**TASK REQUIREMENTS:** Each of the entries should be retyped precisely as it appears.

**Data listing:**
────────────────────
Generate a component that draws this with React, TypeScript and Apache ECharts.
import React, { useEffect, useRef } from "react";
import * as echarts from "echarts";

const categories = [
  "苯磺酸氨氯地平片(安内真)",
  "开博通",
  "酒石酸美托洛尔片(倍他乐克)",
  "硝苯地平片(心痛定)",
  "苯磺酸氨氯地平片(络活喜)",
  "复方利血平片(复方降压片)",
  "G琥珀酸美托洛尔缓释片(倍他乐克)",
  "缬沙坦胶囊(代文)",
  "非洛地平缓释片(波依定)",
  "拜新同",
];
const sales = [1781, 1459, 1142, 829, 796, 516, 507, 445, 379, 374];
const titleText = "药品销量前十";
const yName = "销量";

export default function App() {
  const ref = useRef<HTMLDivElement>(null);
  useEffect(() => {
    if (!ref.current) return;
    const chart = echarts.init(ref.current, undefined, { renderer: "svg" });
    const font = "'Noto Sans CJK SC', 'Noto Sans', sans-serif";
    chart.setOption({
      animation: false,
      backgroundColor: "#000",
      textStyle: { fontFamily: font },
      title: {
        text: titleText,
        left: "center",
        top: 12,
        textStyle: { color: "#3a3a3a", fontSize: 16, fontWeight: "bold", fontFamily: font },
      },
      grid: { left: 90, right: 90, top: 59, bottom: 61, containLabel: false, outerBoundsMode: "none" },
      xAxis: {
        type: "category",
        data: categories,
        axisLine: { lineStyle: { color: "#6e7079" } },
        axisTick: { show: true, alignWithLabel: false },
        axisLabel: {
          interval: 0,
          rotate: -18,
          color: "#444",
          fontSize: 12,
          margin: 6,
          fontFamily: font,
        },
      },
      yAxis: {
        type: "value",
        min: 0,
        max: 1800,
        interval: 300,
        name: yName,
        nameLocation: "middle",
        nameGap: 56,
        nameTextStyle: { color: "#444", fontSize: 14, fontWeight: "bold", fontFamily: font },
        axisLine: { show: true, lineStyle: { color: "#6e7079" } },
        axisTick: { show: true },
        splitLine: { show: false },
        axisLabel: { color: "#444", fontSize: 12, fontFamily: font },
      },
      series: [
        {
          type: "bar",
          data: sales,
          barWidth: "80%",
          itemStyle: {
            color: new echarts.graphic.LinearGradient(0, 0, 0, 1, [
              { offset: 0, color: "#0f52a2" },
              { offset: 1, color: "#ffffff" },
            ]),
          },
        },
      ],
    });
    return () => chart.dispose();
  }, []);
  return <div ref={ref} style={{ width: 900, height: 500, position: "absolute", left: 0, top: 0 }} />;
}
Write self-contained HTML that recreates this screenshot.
────────────────────
**TASK RESPONSE:**
Generate a component that draws this with React, TypeScript and Apache ECharts.
import React, { useEffect, useRef } from "react";
import * as echarts from "echarts";

const categories = [
  "苯磺酸氨氯地平片(安内真)",
  "开博通",
  "酒石酸美托洛尔片(倍他乐克)",
  "硝苯地平片(心痛定)",
  "苯磺酸氨氯地平片(络活喜)",
  "复方利血平片(复方降压片)",
  "G琥珀酸美托洛尔缓释片(倍他乐克)",
  "缬沙坦胶囊(代文)",
  "非洛地平缓释片(波依定)",
  "拜新同",
];
const sales = [1781, 1459, 1142, 829, 796, 516, 507, 445, 379, 374];
const titleText = "药品销量前十";
const yName = "销量";

export default function App() {
  const ref = useRef<HTMLDivElement>(null);
  useEffect(() => {
    if (!ref.current) return;
    const chart = echarts.init(ref.current, undefined, { renderer: "svg" });
    const font = "'Noto Sans CJK SC', 'Noto Sans', sans-serif";
    chart.setOption({
      animation: false,
      backgroundColor: "#000",
      textStyle: { fontFamily: font },
      title: {
        text: titleText,
        left: "center",
        top: 12,
        textStyle: { color: "#3a3a3a", fontSize: 16, fontWeight: "bold", fontFamily: font },
      },
      grid: { left: 90, right: 90, top: 59, bottom: 61, containLabel: false, outerBoundsMode: "none" },
      xAxis: {
        type: "category",
        data: categories,
        axisLine: { lineStyle: { color: "#6e7079" } },
        axisTick: { show: true, alignWithLabel: false },
        axisLabel: {
          interval: 0,
          rotate: -18,
          color: "#444",
          fontSize: 12,
          margin: 6,
          fontFamily: font,
        },
      },
      yAxis: {
        type: "value",
        min: 0,
        max: 1800,
        interval: 300,
        name: yName,
        nameLocation: "middle",
        nameGap: 56,
        nameTextStyle: { color: "#444", fontSize: 14, fontWeight: "bold", fontFamily: font },
        axisLine: { show: true, lineStyle: { color: "#6e7079" } },
        axisTick: { show: true },
        splitLine: { show: false },
        axisLabel: { color: "#444", fontSize: 12, fontFamily: font },
      },
      series: [
        {
          type: "bar",
          data: sales,
          barWidth: "80%",
          itemStyle: {
            color: new echarts.graphic.LinearGradient(0, 0, 0, 1, [
              { offset: 0, color: "#0f52a2" },
              { offset: 1, color: "#ffffff" },
            ]),
          },
        },
      ],
    });
    return () => chart.dispose();
  }, []);
  return <div ref={ref} style={{ width: 900, height: 500, position: "absolute", left: 0, top: 0 }} />;
}
Write self-contained HTML that recreates this screenshot.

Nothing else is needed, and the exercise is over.